**TASK PROMPT**. Restate, exactly and without pictures, the lines from the start of the listing below through the line holding "from matplotlib.ticker import FuncFormatter".

**DATA SECTION**.
============================================================

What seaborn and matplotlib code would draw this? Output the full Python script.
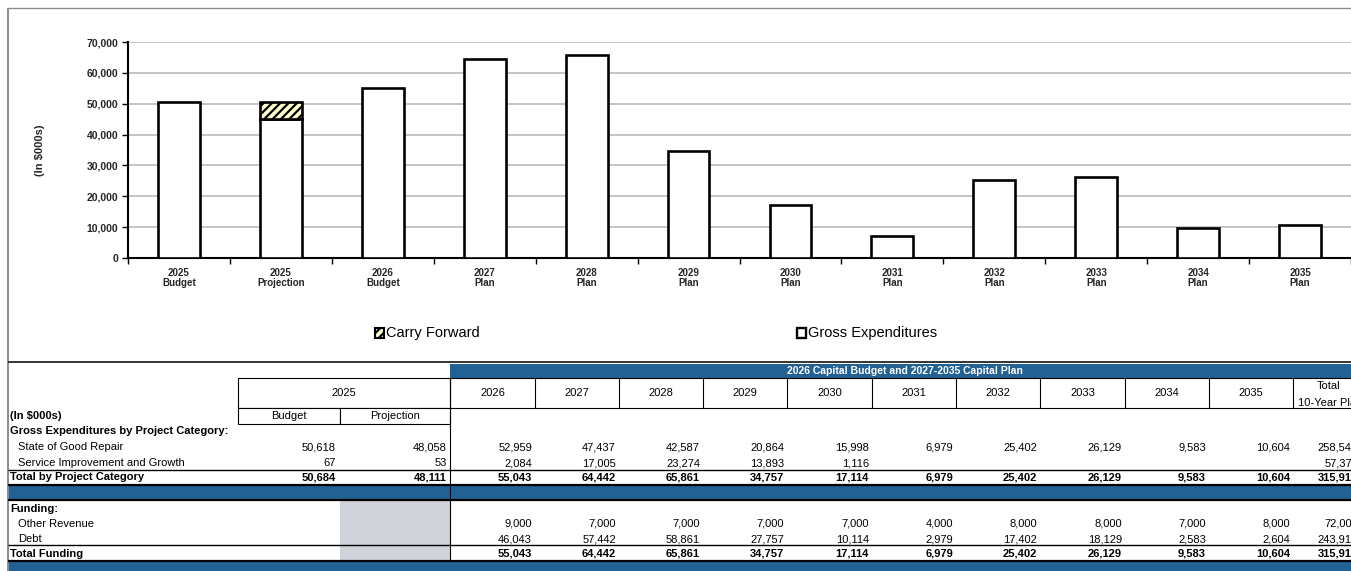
import matplotlib

matplotlib.use("Agg")
import matplotlib.pyplot as plt
import numpy as np
import pandas as pd
import seaborn as sns
from matplotlib.patches import Rectangle
from matplotlib.ticker import FuncFormatter

# chart data ($000s)
periods = ["2025\nBudget", "2025\nProjection", "2026\nBudget", "2027\nPlan", "2028\nPlan",
           "2029\nPlan", "2030\nPlan", "2031\nPlan", "2032\nPlan", "2033\nPlan",
           "2034\nPlan", "2035\nPlan"]
gross_expenditures = [50684, 45200, 55043, 64442, 65861, 34757, 17114, 6979, 25402, 26129, 9583, 10604]
carry_forward = [0, 5484, 0, 0, 0, 0, 0, 0, 0, 0, 0, 0]

# table data ($000s)
plan_years = ["2026", "2027", "2028", "2029", "2030", "2031", "2032", "2033", "2034", "2035"]
sogr_2025 = [50618, 48058]
sig_2025 = [67, 53]
total_2025 = [50684, 48111]
sogr_plan = [52959, 47437, 42587, 20864, 15998, 6979, 25402, 26129, 9583, 10604, 258542]
sig_plan = [2084, 17005, 23274, 13893, 1116, None, None, None, None, None, 57372]
total_plan = [55043, 64442, 65861, 34757, 17114, 6979, 25402, 26129, 9583, 10604, 315914]
other_revenue = [9000, 7000, 7000, 7000, 7000, 4000, 8000, 8000, 7000, 8000, 72000]
debt = [46043, 57442, 58861, 27757, 10114, 2979, 17402, 18129, 2583, 2604, 243914]
total_funding = [55043, 64442, 65861, 34757, 17114, 6979, 25402, 26129, 9583, 10604, 315914]

sns.set_theme(style="white")
plt.rcParams["font.family"] = ["Liberation Sans", "DejaVu Sans"]
plt.rcParams["hatch.linewidth"] = 1.6

W, H = 1351, 571
BLUE = "#226193"
fig = plt.figure(figsize=(W / 100, H / 100), dpi=100)

# overlay in pixel coords for frame, legend and table
ov = fig.add_axes([0, 0, 1, 1])
ov.set_xlim(0, W)
ov.set_ylim(H, 0)
ov.axis("off")


def hline(y, x0, x1, lw=0.8, color="black"):
    ov.plot([x0, x1], [y, y], color=color, lw=lw, solid_capstyle="butt")


def vline(x, y0, y1, lw=0.8, color="black"):
    ov.plot([x, x], [y0, y1], color=color, lw=lw, solid_capstyle="butt")


def txt(x, y, s, ha="left", bold=False, size=8, color="black"):
    ov.text(x, y, s, ha=ha, va="center", fontsize=size, color=color,
            fontweight="bold" if bold else "normal", clip_on=False)


def num(v):
    return "" if v is None else f"{v:,}"


# outer frame
hline(8, 8, W, lw=1.0, color="#8c8c8c")
vline(8, 8, H, lw=1.4, color="#8c8c8c")
hline(362, 8, W, lw=1.4, color="#333333")

# legend
ov.add_patch(Rectangle((375, 328), 9, 10, facecolor="#ffffcc", edgecolor="black", lw=1.5, hatch="////"))
txt(386, 333, "Carry Forward", size=10.5)
ov.add_patch(Rectangle((797, 328), 9, 10, facecolor="white", edgecolor="black", lw=1.7))
txt(808, 333, "Gross Expenditures", size=10.5)

# table header
ov.add_patch(Rectangle((450, 364), W - 450, 14, facecolor=BLUE, edgecolor="none"))
txt(905, 371, "2026 Capital Budget and 2027-2035 Capital Plan", ha="center", bold=True, size=7.5, color="white")
ov.add_patch(Rectangle((238, 378), 212, 30, facecolor="white", edgecolor="black", lw=0.8))
txt(344, 393, "2025", ha="center")
ov.add_patch(Rectangle((238, 408), 102, 16, facecolor="white", edgecolor="black", lw=0.8))
ov.add_patch(Rectangle((340, 408), 110, 16, facecolor="white", edgecolor="black", lw=0.8))
txt(289, 416, "Budget", ha="center")
txt(395, 416, "Projection", ha="center")

col_edges = [450, 535, 619, 703, 787, 872, 956, 1040, 1125, 1209, 1293, 1361]
hline(378, 450, W)
hline(408, 450, W)
for x in col_edges[:-1]:
    vline(x, 378, 408)
for i, yr in enumerate(plan_years):
    txt((col_edges[i] + col_edges[i + 1]) / 2, 393, yr, ha="center")
txt(1329, 386, "Total", ha="center")
txt(1330, 403, "10-Year Plan", ha="center")

# row labels
txt(10, 416, "(In $000s)", bold=True)
txt(10, 431, "Gross Expenditures by Project Category:", bold=True)
txt(18, 447, "State of Good Repair")
txt(18, 463, "Service Improvement and Growth")
txt(10, 477, "Total by Project Category", bold=True)
txt(10, 509, "Funding:", bold=True)
txt(18, 524, "Other Revenue")
txt(18, 539, "Debt")
txt(10, 554, "Total Funding", bold=True)

# 2025 values
right_2025 = [336, 447]
for j in range(2):
    txt(right_2025[j], 447, num(sogr_2025[j]), ha="right")
    txt(right_2025[j], 463, num(sig_2025[j]), ha="right")
    txt(right_2025[j], 477, num(total_2025[j]), ha="right", bold=True)

# plan values
for i in range(len(sogr_plan)):
    xr = col_edges[i + 1] - 3
    txt(xr, 447, num(sogr_plan[i]), ha="right")
    txt(xr, 463, num(sig_plan[i]), ha="right")
    txt(xr, 477, num(total_plan[i]), ha="right", bold=True)
    txt(xr, 524, num(other_revenue[i]), ha="right")
    txt(xr, 539, num(debt[i]), ha="right")
    txt(xr, 554, num(total_funding[i]), ha="right", bold=True)

# table rules and bands
hline(470, 8, W, lw=1.0)
hline(484.5, 8, W, lw=1.6)
ov.add_patch(Rectangle((8, 485.5), W - 8, 13.5, facecolor=BLUE, edgecolor="none"))
hline(499.5, 8, W, lw=1.6)
ov.add_patch(Rectangle((340, 500), 110, 60, facecolor="#d0d3da", edgecolor="none"))
hline(545, 8, W, lw=1.0)
hline(560.5, 8, W, lw=1.6)
ov.add_patch(Rectangle((8, 561.5), W - 8, 10, facecolor=BLUE, edgecolor="none"))
vline(450, 408, 560)

# bar chart
ax = fig.add_axes([128 / W, (H - 258) / H, (W - 128) / W, 216 / H])
ax.patch.set_alpha(0)
df = pd.DataFrame({"period": periods, "gross": gross_expenditures, "carry": carry_forward})
sns.barplot(data=df, x="period", y="gross", color="white", saturation=1, edgecolor="black",
            linewidth=1.9, width=0.41, ax=ax, zorder=3)
pos = np.arange(len(periods))
has_cf = df["carry"] > 0
ax.bar(pos[has_cf], df["carry"][has_cf], bottom=df["gross"][has_cf], width=0.41,
       color="#ffffcc", edgecolor="black", hatch="////", linewidth=1.9, zorder=3)

ax.set_ylim(0, 70000)
ax.set_xlim(-0.5, len(periods) - 0.5)
ax.set_yticks(range(0, 70001, 10000))
ax.yaxis.set_major_formatter(FuncFormatter(lambda v, p: f"{v:,.0f}"))
ax.yaxis.grid(True, color="#c4c4c4", linewidth=1.4)
ax.set_axisbelow(True)
for s in ["top", "right"]:
    ax.spines[s].set_visible(False)
for s in ["left", "bottom"]:
    ax.spines[s].set_color("black")
    ax.spines[s].set_linewidth(1.5)
ax.set_xlabel("")
ax.set_ylabel("(In $000s)", fontsize=8, fontweight="bold", labelpad=30)
ax.tick_params(axis="y", which="major", length=4, width=1, color="black", direction="out",
               left=True, labelsize=7.5, pad=3)
ax.tick_params(axis="x", which="major", length=0, labelsize=7, pad=7)
ax.set_xticks(np.arange(-0.5, len(periods)), minor=True)
ax.tick_params(axis="x", which="minor", length=4, width=1, color="black", direction="out", bottom=True)
for lab in ax.get_xticklabels() + ax.get_yticklabels():
    lab.set_fontweight("bold")
    lab.set_linespacing(1.0)

fig.savefig("out.png", dpi=100)
plt.close(fig)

============================================================

**RESPONSE BELOW**.
What seaborn and matplotlib code would draw this? Output the full Python script.
import matplotlib

matplotlib.use("Agg")
import matplotlib.pyplot as plt
import numpy as np
import pandas as pd
import seaborn as sns
from matplotlib.patches import Rectangle
from matplotlib.ticker import FuncFormatter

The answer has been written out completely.